Output all the entries word for word. Omit the pictures.

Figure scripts
— BEGIN —
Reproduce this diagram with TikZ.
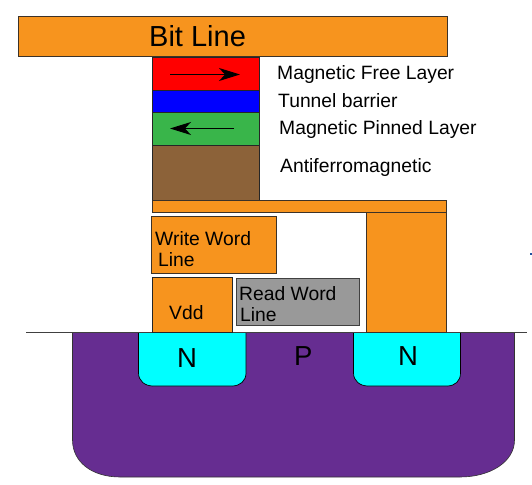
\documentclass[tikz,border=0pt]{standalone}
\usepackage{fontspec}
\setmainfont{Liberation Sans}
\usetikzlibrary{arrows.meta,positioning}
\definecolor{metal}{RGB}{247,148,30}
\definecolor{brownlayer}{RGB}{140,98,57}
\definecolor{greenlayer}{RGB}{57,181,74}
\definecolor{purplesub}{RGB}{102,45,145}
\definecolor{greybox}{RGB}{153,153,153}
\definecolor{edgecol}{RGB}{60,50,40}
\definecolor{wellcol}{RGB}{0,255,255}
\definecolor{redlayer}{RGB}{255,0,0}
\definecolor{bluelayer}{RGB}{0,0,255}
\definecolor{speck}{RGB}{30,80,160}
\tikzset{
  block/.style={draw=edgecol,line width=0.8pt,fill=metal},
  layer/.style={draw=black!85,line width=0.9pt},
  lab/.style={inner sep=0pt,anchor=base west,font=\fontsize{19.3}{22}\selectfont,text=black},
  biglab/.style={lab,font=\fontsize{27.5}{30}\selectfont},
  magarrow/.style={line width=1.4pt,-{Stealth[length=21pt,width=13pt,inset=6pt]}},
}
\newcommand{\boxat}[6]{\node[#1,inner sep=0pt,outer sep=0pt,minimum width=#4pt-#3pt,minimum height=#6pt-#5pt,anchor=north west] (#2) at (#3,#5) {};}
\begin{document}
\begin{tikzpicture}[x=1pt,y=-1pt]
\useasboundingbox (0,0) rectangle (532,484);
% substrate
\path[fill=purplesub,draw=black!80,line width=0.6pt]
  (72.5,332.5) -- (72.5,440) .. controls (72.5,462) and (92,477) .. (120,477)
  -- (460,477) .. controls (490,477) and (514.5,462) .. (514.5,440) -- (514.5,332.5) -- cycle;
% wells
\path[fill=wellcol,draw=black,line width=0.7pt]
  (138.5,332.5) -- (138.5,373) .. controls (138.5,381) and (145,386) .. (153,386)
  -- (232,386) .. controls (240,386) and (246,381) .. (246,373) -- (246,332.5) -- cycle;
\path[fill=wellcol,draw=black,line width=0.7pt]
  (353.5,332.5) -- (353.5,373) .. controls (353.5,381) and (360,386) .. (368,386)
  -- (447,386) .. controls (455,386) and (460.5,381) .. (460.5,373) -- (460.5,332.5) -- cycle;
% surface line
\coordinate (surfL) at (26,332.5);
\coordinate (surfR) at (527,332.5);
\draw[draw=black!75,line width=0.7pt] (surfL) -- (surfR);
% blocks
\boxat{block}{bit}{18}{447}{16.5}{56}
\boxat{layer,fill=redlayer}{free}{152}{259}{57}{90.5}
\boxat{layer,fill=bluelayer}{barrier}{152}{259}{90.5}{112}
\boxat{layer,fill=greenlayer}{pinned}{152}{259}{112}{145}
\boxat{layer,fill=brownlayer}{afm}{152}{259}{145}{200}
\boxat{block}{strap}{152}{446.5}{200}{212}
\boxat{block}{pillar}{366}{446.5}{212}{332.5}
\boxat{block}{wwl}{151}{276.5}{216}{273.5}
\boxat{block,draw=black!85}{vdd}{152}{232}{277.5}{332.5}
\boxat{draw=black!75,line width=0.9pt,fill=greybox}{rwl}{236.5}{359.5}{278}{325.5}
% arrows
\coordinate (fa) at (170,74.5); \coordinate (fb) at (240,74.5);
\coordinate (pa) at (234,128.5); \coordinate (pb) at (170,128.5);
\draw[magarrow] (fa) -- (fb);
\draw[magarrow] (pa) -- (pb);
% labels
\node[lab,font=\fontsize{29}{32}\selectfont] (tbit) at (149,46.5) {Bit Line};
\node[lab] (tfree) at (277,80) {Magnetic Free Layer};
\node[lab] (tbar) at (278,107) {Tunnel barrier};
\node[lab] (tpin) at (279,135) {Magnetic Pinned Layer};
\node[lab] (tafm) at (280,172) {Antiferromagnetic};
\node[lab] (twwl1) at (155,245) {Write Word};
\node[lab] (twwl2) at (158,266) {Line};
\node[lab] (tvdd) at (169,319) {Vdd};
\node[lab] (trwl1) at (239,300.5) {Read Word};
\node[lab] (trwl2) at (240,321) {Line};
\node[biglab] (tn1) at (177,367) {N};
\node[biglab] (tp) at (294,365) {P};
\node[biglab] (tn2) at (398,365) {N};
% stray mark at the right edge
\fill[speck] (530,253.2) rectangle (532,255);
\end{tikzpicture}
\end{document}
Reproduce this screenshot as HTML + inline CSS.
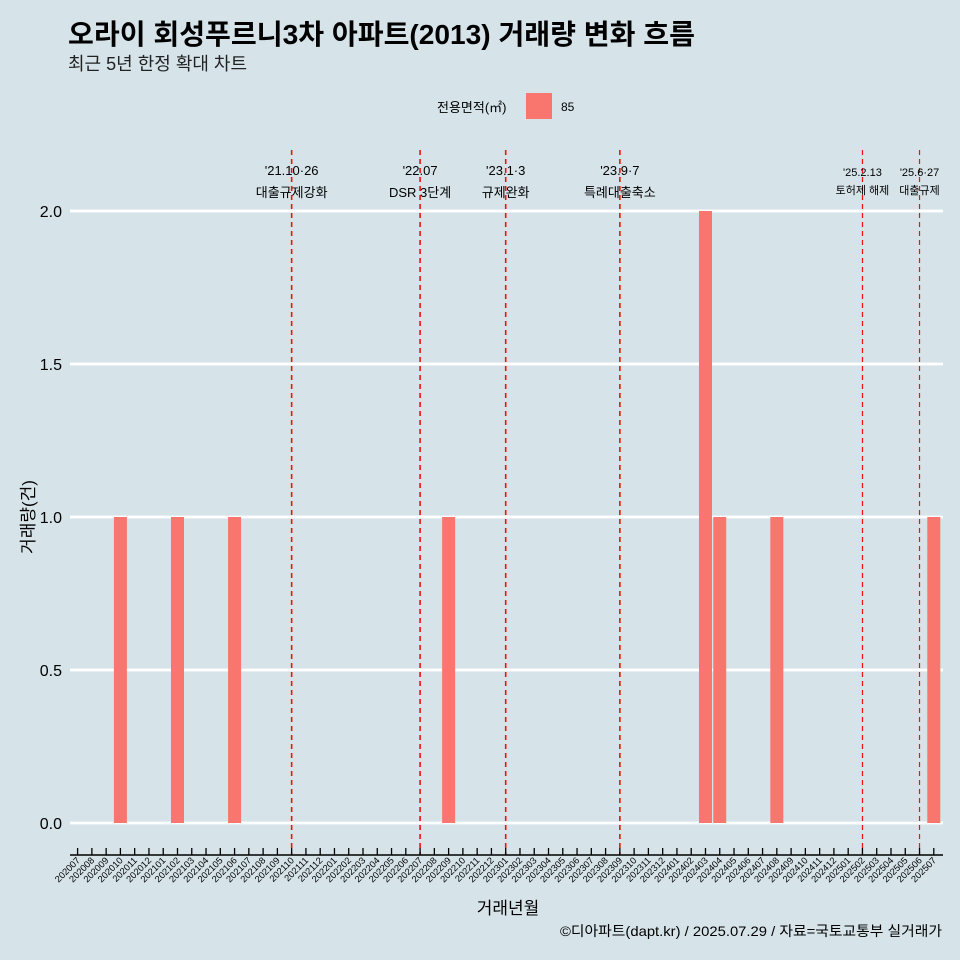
— END —
● EXERCISE OUTPUT:
Reproduce this diagram with TikZ.
\documentclass[tikz,border=0pt]{standalone}
\usepackage{fontspec}
\setmainfont{Liberation Sans}
\usetikzlibrary{arrows.meta,positioning}
\definecolor{metal}{RGB}{247,148,30}
\definecolor{brownlayer}{RGB}{140,98,57}
\definecolor{greenlayer}{RGB}{57,181,74}
\definecolor{purplesub}{RGB}{102,45,145}
\definecolor{greybox}{RGB}{153,153,153}
\definecolor{edgecol}{RGB}{60,50,40}
\definecolor{wellcol}{RGB}{0,255,255}
\definecolor{redlayer}{RGB}{255,0,0}
\definecolor{bluelayer}{RGB}{0,0,255}
\definecolor{speck}{RGB}{30,80,160}
\tikzset{
  block/.style={draw=edgecol,line width=0.8pt,fill=metal},
  layer/.style={draw=black!85,line width=0.9pt},
  lab/.style={inner sep=0pt,anchor=base west,font=\fontsize{19.3}{22}\selectfont,text=black},
  biglab/.style={lab,font=\fontsize{27.5}{30}\selectfont},
  magarrow/.style={line width=1.4pt,-{Stealth[length=21pt,width=13pt,inset=6pt]}},
}
\newcommand{\boxat}[6]{\node[#1,inner sep=0pt,outer sep=0pt,minimum width=#4pt-#3pt,minimum height=#6pt-#5pt,anchor=north west] (#2) at (#3,#5) {};}
\begin{document}
\begin{tikzpicture}[x=1pt,y=-1pt]
\useasboundingbox (0,0) rectangle (532,484);
% substrate
\path[fill=purplesub,draw=black!80,line width=0.6pt]
  (72.5,332.5) -- (72.5,440) .. controls (72.5,462) and (92,477) .. (120,477)
  -- (460,477) .. controls (490,477) and (514.5,462) .. (514.5,440) -- (514.5,332.5) -- cycle;
% wells
\path[fill=wellcol,draw=black,line width=0.7pt]
  (138.5,332.5) -- (138.5,373) .. controls (138.5,381) and (145,386) .. (153,386)
  -- (232,386) .. controls (240,386) and (246,381) .. (246,373) -- (246,332.5) -- cycle;
\path[fill=wellcol,draw=black,line width=0.7pt]
  (353.5,332.5) -- (353.5,373) .. controls (353.5,381) and (360,386) .. (368,386)
  -- (447,386) .. controls (455,386) and (460.5,381) .. (460.5,373) -- (460.5,332.5) -- cycle;
% surface line
\coordinate (surfL) at (26,332.5);
\coordinate (surfR) at (527,332.5);
\draw[draw=black!75,line width=0.7pt] (surfL) -- (surfR);
% blocks
\boxat{block}{bit}{18}{447}{16.5}{56}
\boxat{layer,fill=redlayer}{free}{152}{259}{57}{90.5}
\boxat{layer,fill=bluelayer}{barrier}{152}{259}{90.5}{112}
\boxat{layer,fill=greenlayer}{pinned}{152}{259}{112}{145}
\boxat{layer,fill=brownlayer}{afm}{152}{259}{145}{200}
\boxat{block}{strap}{152}{446.5}{200}{212}
\boxat{block}{pillar}{366}{446.5}{212}{332.5}
\boxat{block}{wwl}{151}{276.5}{216}{273.5}
\boxat{block,draw=black!85}{vdd}{152}{232}{277.5}{332.5}
\boxat{draw=black!75,line width=0.9pt,fill=greybox}{rwl}{236.5}{359.5}{278}{325.5}
% arrows
\coordinate (fa) at (170,74.5); \coordinate (fb) at (240,74.5);
\coordinate (pa) at (234,128.5); \coordinate (pb) at (170,128.5);
\draw[magarrow] (fa) -- (fb);
\draw[magarrow] (pa) -- (pb);
% labels
\node[lab,font=\fontsize{29}{32}\selectfont] (tbit) at (149,46.5) {Bit Line};
\node[lab] (tfree) at (277,80) {Magnetic Free Layer};
\node[lab] (tbar) at (278,107) {Tunnel barrier};
\node[lab] (tpin) at (279,135) {Magnetic Pinned Layer};
\node[lab] (tafm) at (280,172) {Antiferromagnetic};
\node[lab] (twwl1) at (155,245) {Write Word};
\node[lab] (twwl2) at (158,266) {Line};
\node[lab] (tvdd) at (169,319) {Vdd};
\node[lab] (trwl1) at (239,300.5) {Read Word};
\node[lab] (trwl2) at (240,321) {Line};
\node[biglab] (tn1) at (177,367) {N};
\node[biglab] (tp) at (294,365) {P};
\node[biglab] (tn2) at (398,365) {N};
% stray mark at the right edge
\fill[speck] (530,253.2) rectangle (532,255);
\end{tikzpicture}
\end{document}
Reproduce this screenshot as HTML + inline CSS.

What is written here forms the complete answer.